Deliveroo customers will also be offered up to £50m of shares in the company’s flotation, with the offer branded “Great food with a side of shares”.
The restaurant and grocery delivery app will reportedly begin an IPO process on Monday with a potential value of £7.5bn, making it the biggest market debut in Britain for three years.
Deliveroo, which was founded in 2013, confirmed that it will list its shares in London. Founder and chief executive Will Shu said Deliveroo’s customers had supported the firm’s growth and he wanted to give them the chance to share in the next stage of its journey.
“Far too often, normal people are locked out of IPOs, and the only participants are the institutional investors,” he said.
“I wanted to give as many customers as possible the chance to become shareholders, which is why we’re making £50m of shares available to them, alongside our restaurant partners and riders.”

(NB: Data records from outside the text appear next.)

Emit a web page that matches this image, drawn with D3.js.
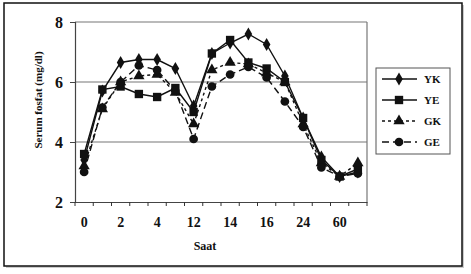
<!DOCTYPE html>
<html>
<head>
<meta charset="utf-8">
<script src="https://cdn.jsdelivr.net/npm/d3@7"></script>
<style>
  body { margin: 0; background: #fff; }
  svg text { font-family: "Liberation Serif", "Times New Roman", serif; font-weight: bold; fill: #111; }
</style>
</head>
<body>
<div id="chart"></div>
<script>
// x categories (hours); only every other one is labelled in the original
let tickLabels = ["0", "", "2", "", "4", "", "12", "", "14", "", "16", "", "24", "", "60", ""];
let seriesNames = ["YK", "YE", "GK", "GE"];

let yk = [3.4, 5.7, 6.65, 6.75, 6.75, 6.45, 5.2, 6.95, 7.3, 7.6, 7.25, 6.2, 4.8, 3.5, 2.85, 3.0];
let ye = [3.6, 5.75, 5.85, 5.6, 5.5, 5.8, 5.0, 6.95, 7.4, 6.65, 6.45, 6.0, 4.8, 3.4, 2.85, 3.1];
let gk = [3.2, 5.1, 6.0, 6.2, 6.25, 5.65, 4.6, 6.4, 6.65, 6.6, 6.3, 6.0, 4.6, 3.3, 2.85, 3.3];
let ge = [3.0, 5.15, 6.0, 6.55, 6.4, 5.7, 4.1, 5.85, 6.25, 6.5, 6.15, 5.35, 4.5, 3.15, 2.85, 2.95];

let yTicks = [2, 4, 6, 8];

let series = [
  { name: seriesNames[0], values: yk, symbol: d3.symbolDiamond, size: 50, dash: null },
  { name: seriesNames[1], values: ye, symbol: d3.symbolSquare, size: 70, dash: null },
  { name: seriesNames[2], values: gk, symbol: d3.symbolTriangle, size: 55, dash: "3,3" },
  { name: seriesNames[3], values: ge, symbol: d3.symbolCircle, size: 60, dash: "7,4" }
];

let W = 471, H = 274;
let margin = { left: 75, top: 22, right: 104, bottom: 72 };
let width = W - margin.left - margin.right,
  height = H - margin.top - margin.bottom;

let svg = d3.select("#chart").append("svg").attr("width", W).attr("height", H);

// outer frame with a light shadow
svg.append("rect").attr("x", 6).attr("y", 5).attr("width", 458).attr("height", 263)
  .attr("fill", "#ccc");
svg.append("rect").attr("x", 4).attr("y", 3).attr("width", 458).attr("height", 263)
  .attr("fill", "#fff").attr("stroke", "#111").attr("stroke-width", 1.5);

let g = svg.append("g").attr("transform", "translate(" + margin.left + "," + margin.top + ")");

let xScale = d3.scaleBand().domain(d3.range(tickLabels.length)).range([0, width]);
let yScale = d3.scaleLinear().domain([2, 8]).range([height, 0]);

// gridlines
g.selectAll("line.grid")
  .data(yTicks.filter((d) => d > 2))
  .enter()
  .append("line")
  .attr("class", "grid")
  .attr("x1", 0).attr("x2", width)
  .attr("y1", (d) => yScale(d)).attr("y2", (d) => yScale(d))
  .attr("stroke", "#777").attr("stroke-width", 1.2);

g.append("line").attr("x1", width).attr("x2", width).attr("y1", 0).attr("y2", height)
  .attr("stroke", "#777").attr("stroke-width", 1.2);

let yAxis = d3.axisLeft(yScale).tickValues(yTicks).tickFormat(d3.format("d")).tickSize(5).tickPadding(7);
let yg = g.append("g").call(yAxis);
yg.selectAll("text").style("font-size", "16px");

let xAxis = d3.axisBottom(xScale).tickFormat((i) => tickLabels[i]).tickSize(0).tickPadding(15);
let xg = g.append("g").attr("transform", "translate(0," + height + ")").call(xAxis);
xg.selectAll("text").style("font-size", "14px");

// band boundary ticks
xg.selectAll("line.bt")
  .data(d3.range(tickLabels.length + 1))
  .enter()
  .append("line")
  .attr("class", "bt")
  .attr("x1", (i) => i * xScale.step()).attr("x2", (i) => i * xScale.step())
  .attr("y1", 0).attr("y2", 4)
  .attr("stroke", "#333");

g.selectAll(".domain").attr("stroke", "#444").attr("stroke-width", 1.2);
g.selectAll(".tick line").attr("stroke", "#444");

let line = d3.line()
  .x((d, i) => xScale(i) + xScale.bandwidth() / 2)
  .y((d) => yScale(d));

series.forEach(function (s) {
  g.append("path")
    .datum(s.values)
    .attr("d", line)
    .attr("fill", "none")
    .attr("stroke", "#111")
    .attr("stroke-width", 1.4)
    .attr("stroke-dasharray", s.dash);
  g.selectAll(null)
    .data(s.values)
    .enter()
    .append("path")
    .attr("d", d3.symbol().type(s.symbol).size(s.size))
    .attr("transform", (d, i) => "translate(" + (xScale(i) + xScale.bandwidth() / 2) + "," + yScale(d) + ")")
    .attr("fill", "#111");
});

// axis titles
svg.append("text")
  .attr("x", 205).attr("y", 250)
  .attr("text-anchor", "middle")
  .style("font-size", "12px")
  .text("Saat");

svg.append("text")
  .attr("transform", "translate(42,100) rotate(-90)")
  .attr("text-anchor", "middle")
  .style("font-size", "11px")
  .text("Serum fosfat (mg/dl)");

// legend
let legend = svg.append("g").attr("transform", "translate(376,68)");
legend.append("rect").attr("width", 74).attr("height", 86)
  .attr("fill", "#fff").attr("stroke", "#555").attr("stroke-width", 1);

let legendY = d3.scalePoint().domain(seriesNames).range([11, 74]);

series.forEach(function (s) {
  let row = legend.append("g").attr("transform", "translate(0," + legendY(s.name) + ")");
  row.append("line").attr("x1", 6).attr("x2", 41)
    .attr("stroke", "#111").attr("stroke-width", 1.4)
    .attr("stroke-dasharray", s.dash);
  row.append("path").attr("d", d3.symbol().type(s.symbol).size(s.size))
    .attr("transform", "translate(23,0)").attr("fill", "#111");
  row.append("text").attr("x", 48).attr("y", 4)
    .style("font-size", "11px")
    .text(s.name);
});
</script>
</body>
</html>
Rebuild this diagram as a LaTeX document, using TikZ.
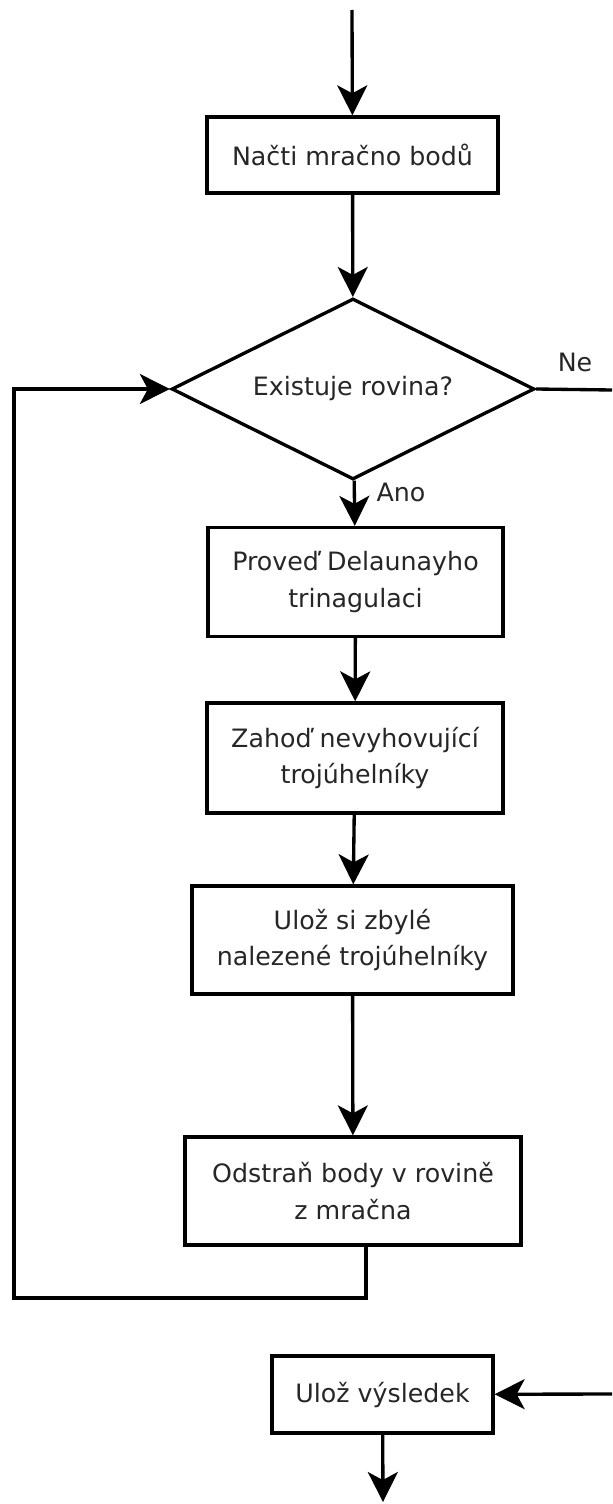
\documentclass[tikz,border=0pt]{standalone}
\usepackage{fontspec}
\setmainfont{DejaVu Sans}
\usepackage{tikz}
\usetikzlibrary{arrows.meta,shapes.geometric}

\begin{document}
\begin{tikzpicture}[x=0.02cm,y=-0.02cm,line width=1.9pt,
  >={Stealth[length=0.6cm,width=0.6cm,inset=0.16cm]},
  txt/.style={font=\fontsize{14.4}{21}\selectfont,text=black!85},
  box/.style={txt,draw,rectangle,align=center,inner sep=0pt},
  decision/.style={txt,draw,diamond,aspect=2,inner sep=0pt,
    minimum width=7.26cm,minimum height=3.62cm}]
  \useasboundingbox (0,0) rectangle (612,1504);
  % steps of the loop
  \coordinate (start) at (352,10);
  \node[box,minimum width=5.82cm,minimum height=1.52cm] (load) at (352.5,155) {Načti mračno bodů};
  \node[decision] (plane) at (353,389) {Existuje rovina?};
  \node[box,minimum width=5.9cm,minimum height=2.18cm] (delaunay) at (355.5,582) {Proveď Delaunayho\\trinagulaci};
  \node[box,minimum width=5.92cm,minimum height=2.2cm] (discard) at (355,758) {Zahoď nevyhovující\\trojúhelníky};
  \node[box,minimum width=6.42cm,minimum height=2.16cm] (keep) at (352.5,940) {Ulož si zbylé\\nalezené trojúhelníky};
  \node[box,minimum width=6.72cm,minimum height=2.16cm] (remove) at (353,1191) {Odstraň body v rovině\\z mračna};
  \node[box,minimum width=4.42cm,minimum height=1.54cm] (save) at (382.5,1394.5) {Ulož výsledek};
  \node[txt] (yes) at (401,492) {Ano};
  \node[txt] (no) at (575,362) {Ne};
  \coordinate (noexit) at (612,390);
  \coordinate (noenter) at (612,1394);
  \coordinate (finish) at (383,1502);
  \coordinate (loopR) at (366,1298);
  \coordinate (loopL) at (14,1298);

  \draw[->] (start) -- (load);
  \draw[->] (load) -- (plane);
  \draw[->] (plane) -- (delaunay);
  \draw[->] (delaunay) -- (discard);
  \draw[->] (discard) -- (keep);
  \draw[->] (keep) -- (remove);
  \draw[->] (remove.south -| loopR) -- (loopR) -- (loopL) |- (plane.west);
  \draw (plane.east) -- (noexit);
  \draw[->] (noenter) -- (save);
  \draw[->] (save) -- (finish);
\end{tikzpicture}
\end{document}
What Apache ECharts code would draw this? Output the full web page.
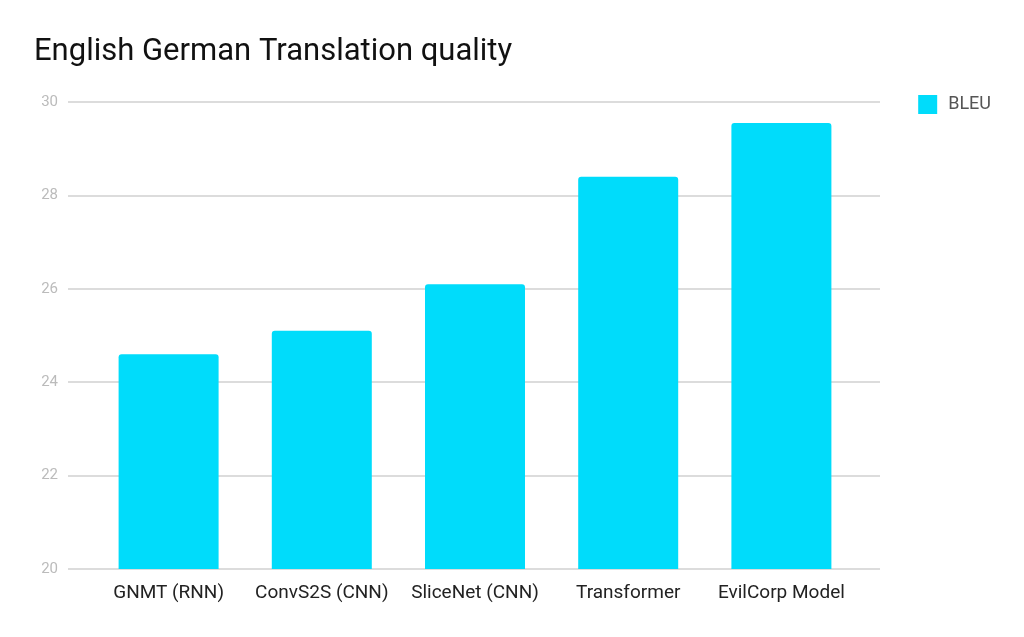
<!DOCTYPE html>
<html><head><meta charset="utf-8">
<script src="https://cdn.jsdelivr.net/npm/echarts@6/dist/echarts.min.js"></script>
<style>html,body{margin:0;padding:0;background:#fff}#c{width:1024px;height:637px}</style>
</head><body><div id="c"></div>
<script>
const categories = ['GNMT (RNN)', 'ConvS2S (CNN)', 'SliceNet (CNN)', 'Transformer', 'EvilCorp Model'];
const bleu = [24.6, 25.1, 26.1, 28.4, 29.55];
const seriesName = 'BLEU';
const yMin = 20, yMax = 30, yStep = 2;

const chart = echarts.init(document.getElementById('c'));
chart.setOption({
  animation: false,
  backgroundColor: '#fff',
  title: {
    text: 'English German Translation quality',
    left: 29, top: 32,
    textStyle: { fontFamily: 'Roboto', fontWeight: 'normal', fontSize: 31, color: '#111' }
  },
  legend: {
    data: [seriesName], right: 28, top: 90, itemWidth: 19, itemHeight: 19, itemGap: 16,
    icon: 'rect',
    textStyle: { fontFamily: 'Roboto', fontSize: 18, color: '#555', padding: [0, 0, 0, 6] }
  },
  grid: [
    { left: 68, right: 144, top: 102, bottom: 68 },
    { left: 92, right: 166, top: 102, bottom: 68 }
  ],
  xAxis: [
    { type: 'category', gridIndex: 0, data: categories, show: false },
    { type: 'category', gridIndex: 1, data: categories,
      axisLine: { show: false }, axisTick: { show: false },
      axisLabel: { interval: 0, fontFamily: 'Roboto', fontSize: 19, color: '#222', margin: 15 } }
  ],
  yAxis: [
    { type: 'value', gridIndex: 0, min: yMin, max: yMax, interval: yStep,
      axisLine: { show: false }, axisTick: { show: false },
      axisLabel: { fontFamily: 'Roboto', fontSize: 15, color: '#bbb', margin: 10 },
      splitLine: { lineStyle: { color: '#d0d0d0', width: 1.5 } } },
    { type: 'value', gridIndex: 1, min: yMin, max: yMax, interval: yStep, show: false }
  ],
  series: [{
    name: seriesName, type: 'bar', xAxisIndex: 1, yAxisIndex: 1,
    data: bleu, barWidth: 100,
    itemStyle: { color: '#00DCFB', borderRadius: [3, 3, 0, 0] }
  }]
});
</script></body></html>
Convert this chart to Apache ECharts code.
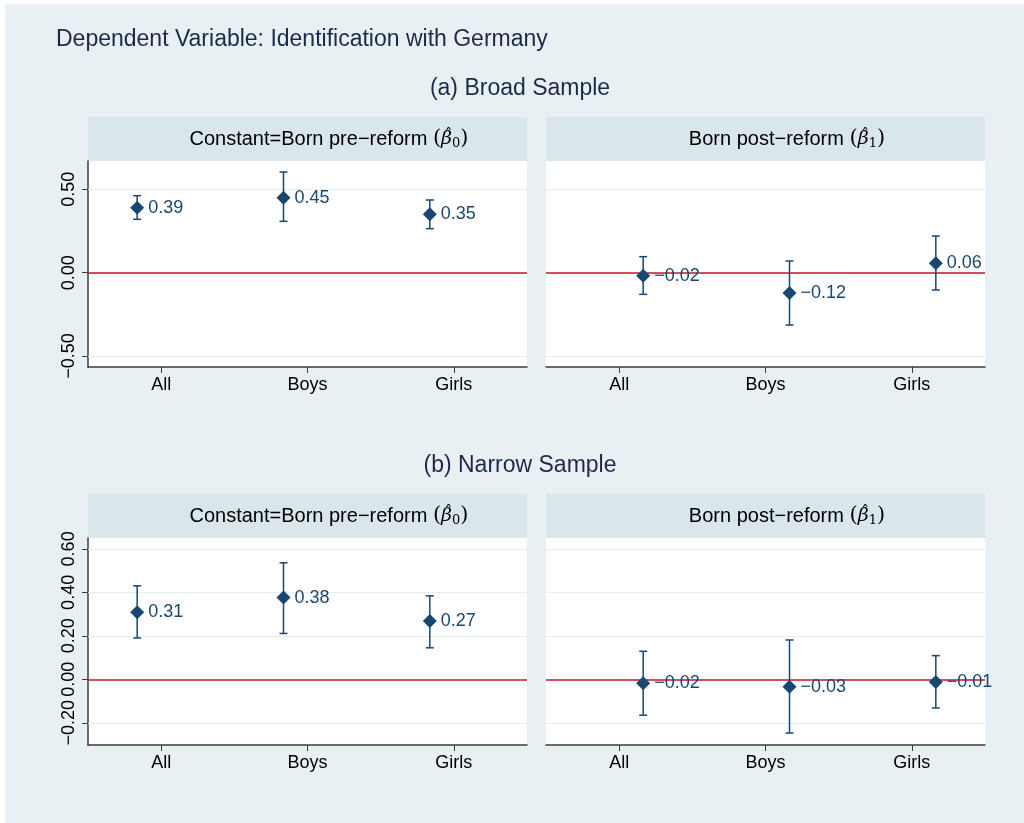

Deliveroo said any customer who had placed an order would be able to register their interest via the company’s app from Monday.
In its most recent financial results for the year to 31 December 2019, sales rose by 62% to £771.7m. However, pre-tax losses also grew from £243.3m to £317.7m.
As part of the flotation, riders in its 12 markets who have worked with the firm for at least a year will be paid a bonus of either £10,000, £1,000, £500 and £200 depending on the number of orders they have delivered.
Deliveroo also said it would make £50m worth of shares available to customers who would be able to register their interest via the company’s app.
It said that if demand for shares was high, Deliveroo would prioritise existing “loyal customers”. But it added that it would “make sure a mixture of new and existing customers benefit”.